INSTRUCTIONS FOR THE TASK: Count the lines below that contain the word "chart", and reply with that number alone.
====
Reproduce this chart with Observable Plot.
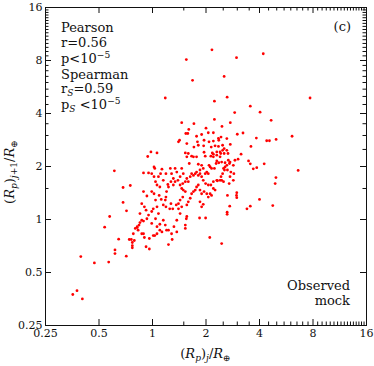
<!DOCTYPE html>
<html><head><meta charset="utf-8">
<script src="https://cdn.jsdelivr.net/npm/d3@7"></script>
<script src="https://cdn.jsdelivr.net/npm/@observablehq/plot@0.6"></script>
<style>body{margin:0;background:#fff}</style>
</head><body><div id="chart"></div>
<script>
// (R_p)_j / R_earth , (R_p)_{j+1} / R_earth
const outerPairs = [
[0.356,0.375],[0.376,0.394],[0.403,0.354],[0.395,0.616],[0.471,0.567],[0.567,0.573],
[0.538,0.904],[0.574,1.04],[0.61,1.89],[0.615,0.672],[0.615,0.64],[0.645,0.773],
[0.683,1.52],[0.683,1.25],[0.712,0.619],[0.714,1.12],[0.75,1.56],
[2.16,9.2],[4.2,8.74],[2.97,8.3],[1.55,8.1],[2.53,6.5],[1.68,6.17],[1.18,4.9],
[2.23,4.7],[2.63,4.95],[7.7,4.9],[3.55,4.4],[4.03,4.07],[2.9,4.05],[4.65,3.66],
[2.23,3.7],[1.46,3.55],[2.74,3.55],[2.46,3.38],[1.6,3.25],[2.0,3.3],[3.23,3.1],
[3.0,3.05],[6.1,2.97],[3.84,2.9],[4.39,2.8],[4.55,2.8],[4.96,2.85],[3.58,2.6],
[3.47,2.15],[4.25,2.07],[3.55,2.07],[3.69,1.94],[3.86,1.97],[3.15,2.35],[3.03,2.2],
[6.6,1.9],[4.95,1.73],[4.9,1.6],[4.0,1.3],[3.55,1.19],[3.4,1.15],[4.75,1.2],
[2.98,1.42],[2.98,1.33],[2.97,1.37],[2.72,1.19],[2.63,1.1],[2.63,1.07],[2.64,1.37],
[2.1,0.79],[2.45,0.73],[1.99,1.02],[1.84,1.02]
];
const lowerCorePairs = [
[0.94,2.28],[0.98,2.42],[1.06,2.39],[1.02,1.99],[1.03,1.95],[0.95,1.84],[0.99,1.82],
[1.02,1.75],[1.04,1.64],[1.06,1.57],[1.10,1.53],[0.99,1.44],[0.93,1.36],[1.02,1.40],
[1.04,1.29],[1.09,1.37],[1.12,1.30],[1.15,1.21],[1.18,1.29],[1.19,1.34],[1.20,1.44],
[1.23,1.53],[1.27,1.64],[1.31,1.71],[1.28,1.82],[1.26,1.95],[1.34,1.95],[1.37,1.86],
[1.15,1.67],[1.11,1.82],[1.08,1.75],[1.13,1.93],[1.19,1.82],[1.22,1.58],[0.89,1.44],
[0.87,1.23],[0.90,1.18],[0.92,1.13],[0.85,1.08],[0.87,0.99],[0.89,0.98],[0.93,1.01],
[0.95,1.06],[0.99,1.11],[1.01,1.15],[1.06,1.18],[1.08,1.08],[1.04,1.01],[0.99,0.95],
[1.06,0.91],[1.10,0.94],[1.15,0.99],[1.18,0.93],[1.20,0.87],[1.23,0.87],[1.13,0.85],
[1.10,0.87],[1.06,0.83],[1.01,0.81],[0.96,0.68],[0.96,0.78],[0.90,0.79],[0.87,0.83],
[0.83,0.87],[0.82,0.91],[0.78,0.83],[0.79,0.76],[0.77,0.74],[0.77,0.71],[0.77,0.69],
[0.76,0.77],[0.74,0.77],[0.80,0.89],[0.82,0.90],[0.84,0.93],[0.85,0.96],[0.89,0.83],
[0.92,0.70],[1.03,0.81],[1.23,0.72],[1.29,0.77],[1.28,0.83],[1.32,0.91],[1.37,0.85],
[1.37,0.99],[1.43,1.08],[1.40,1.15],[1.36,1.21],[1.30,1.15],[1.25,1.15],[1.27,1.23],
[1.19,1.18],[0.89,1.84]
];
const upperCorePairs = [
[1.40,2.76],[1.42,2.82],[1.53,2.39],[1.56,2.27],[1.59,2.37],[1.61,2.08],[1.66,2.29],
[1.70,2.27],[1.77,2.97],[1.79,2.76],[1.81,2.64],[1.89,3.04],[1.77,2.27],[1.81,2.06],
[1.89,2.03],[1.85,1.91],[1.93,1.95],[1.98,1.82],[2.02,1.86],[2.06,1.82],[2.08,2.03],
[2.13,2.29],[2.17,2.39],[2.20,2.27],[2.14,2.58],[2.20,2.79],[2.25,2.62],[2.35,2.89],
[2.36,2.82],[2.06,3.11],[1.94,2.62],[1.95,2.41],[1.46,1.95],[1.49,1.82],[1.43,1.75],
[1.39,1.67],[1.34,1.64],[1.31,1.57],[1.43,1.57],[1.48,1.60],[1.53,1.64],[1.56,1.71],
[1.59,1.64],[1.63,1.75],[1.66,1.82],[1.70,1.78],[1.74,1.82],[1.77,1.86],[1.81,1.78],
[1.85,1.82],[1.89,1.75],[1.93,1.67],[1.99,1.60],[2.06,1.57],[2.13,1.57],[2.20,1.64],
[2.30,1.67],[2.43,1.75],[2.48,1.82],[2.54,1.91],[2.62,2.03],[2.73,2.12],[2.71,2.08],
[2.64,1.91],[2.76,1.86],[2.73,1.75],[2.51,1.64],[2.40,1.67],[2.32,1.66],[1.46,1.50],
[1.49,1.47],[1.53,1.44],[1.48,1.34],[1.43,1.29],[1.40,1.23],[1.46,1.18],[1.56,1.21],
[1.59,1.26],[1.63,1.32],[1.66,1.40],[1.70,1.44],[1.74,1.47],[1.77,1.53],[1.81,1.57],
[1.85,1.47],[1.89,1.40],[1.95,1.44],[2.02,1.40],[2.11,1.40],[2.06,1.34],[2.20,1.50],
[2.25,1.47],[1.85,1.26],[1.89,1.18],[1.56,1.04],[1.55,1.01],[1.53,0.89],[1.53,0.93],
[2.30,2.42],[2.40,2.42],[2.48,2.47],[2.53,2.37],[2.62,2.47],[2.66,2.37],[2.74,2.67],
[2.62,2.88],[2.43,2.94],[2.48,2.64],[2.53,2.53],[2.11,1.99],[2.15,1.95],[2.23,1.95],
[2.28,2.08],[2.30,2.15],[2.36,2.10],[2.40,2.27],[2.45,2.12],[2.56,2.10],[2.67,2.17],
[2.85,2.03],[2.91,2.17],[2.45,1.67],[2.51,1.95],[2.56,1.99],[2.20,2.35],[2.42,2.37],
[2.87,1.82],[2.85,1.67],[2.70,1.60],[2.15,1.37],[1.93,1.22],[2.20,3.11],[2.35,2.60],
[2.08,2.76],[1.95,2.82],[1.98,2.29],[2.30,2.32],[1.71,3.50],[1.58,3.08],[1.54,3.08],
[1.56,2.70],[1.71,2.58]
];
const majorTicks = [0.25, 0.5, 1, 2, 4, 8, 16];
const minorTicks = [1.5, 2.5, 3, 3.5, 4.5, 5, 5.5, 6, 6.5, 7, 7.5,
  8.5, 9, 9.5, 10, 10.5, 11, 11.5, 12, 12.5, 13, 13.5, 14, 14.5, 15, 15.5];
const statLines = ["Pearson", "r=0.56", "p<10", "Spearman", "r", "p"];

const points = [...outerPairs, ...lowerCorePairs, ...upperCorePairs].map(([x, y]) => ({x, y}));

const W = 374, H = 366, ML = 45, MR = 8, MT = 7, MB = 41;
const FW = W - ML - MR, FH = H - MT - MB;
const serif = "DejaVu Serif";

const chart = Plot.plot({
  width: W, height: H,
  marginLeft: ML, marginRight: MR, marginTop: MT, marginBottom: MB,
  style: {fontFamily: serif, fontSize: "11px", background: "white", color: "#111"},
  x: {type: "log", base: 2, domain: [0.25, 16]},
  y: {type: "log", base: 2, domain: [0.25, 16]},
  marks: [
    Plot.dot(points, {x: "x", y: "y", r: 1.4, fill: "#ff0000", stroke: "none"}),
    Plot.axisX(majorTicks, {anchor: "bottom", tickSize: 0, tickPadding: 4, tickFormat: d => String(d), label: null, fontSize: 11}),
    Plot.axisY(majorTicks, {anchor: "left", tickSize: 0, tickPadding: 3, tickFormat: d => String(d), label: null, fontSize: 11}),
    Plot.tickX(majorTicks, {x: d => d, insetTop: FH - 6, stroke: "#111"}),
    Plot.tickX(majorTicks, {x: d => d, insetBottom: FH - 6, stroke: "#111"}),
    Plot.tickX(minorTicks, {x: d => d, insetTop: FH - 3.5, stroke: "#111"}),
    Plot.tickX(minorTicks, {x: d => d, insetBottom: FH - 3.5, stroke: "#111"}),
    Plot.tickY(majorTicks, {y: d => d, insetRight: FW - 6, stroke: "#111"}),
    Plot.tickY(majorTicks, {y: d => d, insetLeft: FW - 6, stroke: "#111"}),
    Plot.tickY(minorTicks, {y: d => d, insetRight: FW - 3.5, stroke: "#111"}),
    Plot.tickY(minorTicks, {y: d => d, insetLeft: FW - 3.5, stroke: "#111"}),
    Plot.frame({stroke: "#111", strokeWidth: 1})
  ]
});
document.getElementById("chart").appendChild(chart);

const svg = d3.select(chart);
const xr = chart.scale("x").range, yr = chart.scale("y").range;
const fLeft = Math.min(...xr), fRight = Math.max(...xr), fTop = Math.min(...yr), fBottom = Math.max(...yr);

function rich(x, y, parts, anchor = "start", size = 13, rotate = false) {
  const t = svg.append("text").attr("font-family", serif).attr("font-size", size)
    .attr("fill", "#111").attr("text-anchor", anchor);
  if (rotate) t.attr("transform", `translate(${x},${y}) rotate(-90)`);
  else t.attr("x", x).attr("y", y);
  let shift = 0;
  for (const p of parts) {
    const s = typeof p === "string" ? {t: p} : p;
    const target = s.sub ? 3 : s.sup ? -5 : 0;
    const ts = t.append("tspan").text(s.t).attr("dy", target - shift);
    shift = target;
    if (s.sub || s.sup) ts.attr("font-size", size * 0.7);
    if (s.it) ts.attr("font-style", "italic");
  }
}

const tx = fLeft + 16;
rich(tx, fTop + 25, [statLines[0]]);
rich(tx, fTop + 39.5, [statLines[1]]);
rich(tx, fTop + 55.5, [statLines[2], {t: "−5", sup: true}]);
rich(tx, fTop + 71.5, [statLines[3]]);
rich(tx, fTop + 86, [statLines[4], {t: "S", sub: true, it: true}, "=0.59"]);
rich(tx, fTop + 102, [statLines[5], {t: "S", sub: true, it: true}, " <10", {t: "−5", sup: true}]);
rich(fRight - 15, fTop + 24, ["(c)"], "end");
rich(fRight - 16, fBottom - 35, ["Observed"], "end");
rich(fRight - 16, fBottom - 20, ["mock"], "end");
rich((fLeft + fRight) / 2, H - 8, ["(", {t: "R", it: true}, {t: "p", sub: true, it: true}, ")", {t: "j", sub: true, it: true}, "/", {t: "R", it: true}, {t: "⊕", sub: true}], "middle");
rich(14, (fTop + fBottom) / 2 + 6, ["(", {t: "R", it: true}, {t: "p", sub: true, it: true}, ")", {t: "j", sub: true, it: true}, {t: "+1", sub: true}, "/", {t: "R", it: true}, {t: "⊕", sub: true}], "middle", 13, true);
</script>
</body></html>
====
REPLY: 6